Mouvements de troupes à la frontière vénézuelo-colombienne

Caracas — Une crise diplomatique a éclaté hier entre la Colombie et ses voisins d'Équateur et du Venezuela. Le président vénézuélien Hugo Chávez a ordonné à des bataillons de chars de faire mouvement vers la frontière colombienne et il a simultanément mobilisé l'armée de l'air, à la suite d'une attaque de l'armée colombienne en Équateur.

Chávez a aussi fait fermer son ambassade à Bogotá et rappeler tous les diplomates vénézuéliens en raison de cette initiative, avertissant ainsi la Colombie que ses opérations risquaient de déclencher une guerre en Amérique latine. «M. le Ministre de la Défense, envoyez immédiatement dix bataillons à la frontière avec la Colombie, des bataillons de chars», a déclaré le président vénézuélien dans son émission télévisée hebdomadaire. «L'armée de l'air doit se mobiliser. Nous ne voulons pas la guerre.»

L'armée colombienne a annoncé samedi qu'elle avait tué Raul Reyes, numéro deux du mouvement rebelle des Forces armées révolutionnaires de Colombie (FARC), lors d'une attaque contre un camp dans la jungle équatorienne, un coup dur pour les rebelles marxistes.

L'opération comprenait des frappes aériennes et des combats transfrontaliers contre les rebelles.

Samedi, Chávez avait mis en garde la Colombie contre une action similaire au Venezuela qu'il interpréterait comme un «motif de guerre». Hier, il a indiqué qu'il enverrait des chasseurs d'origine russe en Colombie — pays allié des États-Unis — si les forces colombiennes menaient une attaque en territoire vénézuélien. Le gouvernement colombien n'a pas immédiatement réagi aux mouvements de troupes annoncés par Chávez. Par le passé, le président colombien Alvaro Uribe a opté pour la prudence dans les crises diplomatiques.

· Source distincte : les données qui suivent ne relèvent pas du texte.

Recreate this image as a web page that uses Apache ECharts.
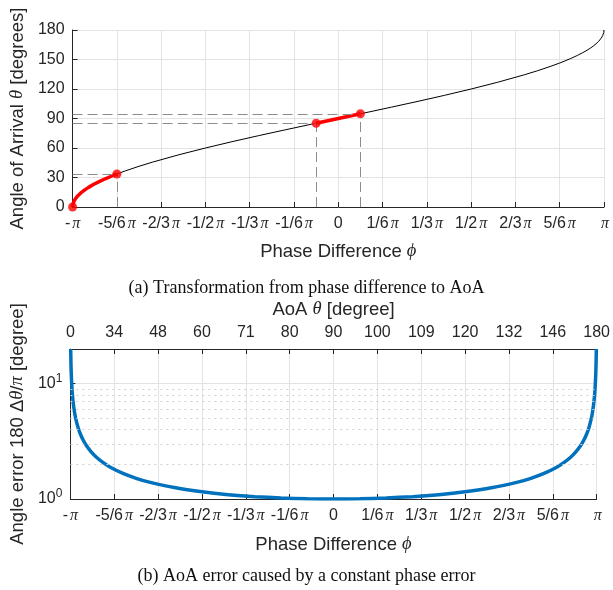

La Colombie a nié avoir porté atteinte à la souveraineté de l'Équateur et a affirmé que l'opération de samedi répondait à des tirs transfrontaliers. Mais les gouvernements de gauche du Venezuela et de l'Équateur ont contesté cette version des faits, et Quito a rappelé son ambassadeur à Bogotá. «La Colombie n'a violé la souveraineté de personne, elle n'a fait qu'agir conformément au principe de légitime défense», fait valoir le gouvernement colombien.

Les États-Unis, qui fournissent une aide militaire très importante à la Colombie dans sa lutte contre les rebelles, ont dit suivre la situation après la réaction «étrange» de Chávez. La France a recommandé la retenue à l'ensemble des parties, préconisant «une solution négociée qui passe nécessairement par le règlement de la douloureuse question des otages détenus par les FARC». La Franco-Colombienne Ingrid Betancourt est depuis six ans captive des rebelles.

Selon le gouvernement vénézuélien, les FARC ont publié un communiqué où ils estiment que la mort d'un de leurs dirigeants ne doit pas affecter les initiatives en faveur des captifs.

Chávez, farouche adversaire de Washington, est impliqué dans un bras de fer diplomatique avec son homologue colombien en raison de la médiation menée par Caracas pour persuader les FARC de libérer des otages. Uribe a accusé Chávez de se servir de cette médiation pour se mêler des affaires de la Colombie.

Hier, Chávez a accusé Uribe de mentir sur les détails de l'opération qui a entraîné la mort de Reyes en Équateur, où le gouvernement de Rafael Correa — marqué lui aussi à gauche politiquement — est un proche allié du Venezuela. Il l'a qualifiée de «lâche assassinat» d'un «bon révolutionnaire». «Je place le Venezuela en état d'alerte, et nous soutiendrons l'Équateur dans n'importe quelle situation», a-t-il dit.

L'Équateur a rappelé son ambassadeur à Bogotá en signe de protestation. Un porte-parole du ministère des Affaires étrangères a précisé que l'attaché commercial serait responsable de son ambassade en Colombie et qu'à ce stade il ne s'agissait pas d'une rupture avec le pays voisin.

Pour Chávez, Uribe «est un criminel. Non seulement c'est un menteur, un parrain de la mafia, un paramilitaire qui dirige un narco-gouvernement et qui dirige un gouvernement laquais des États-Unis [...], mais il dirige, depuis son palais, une bande de criminels».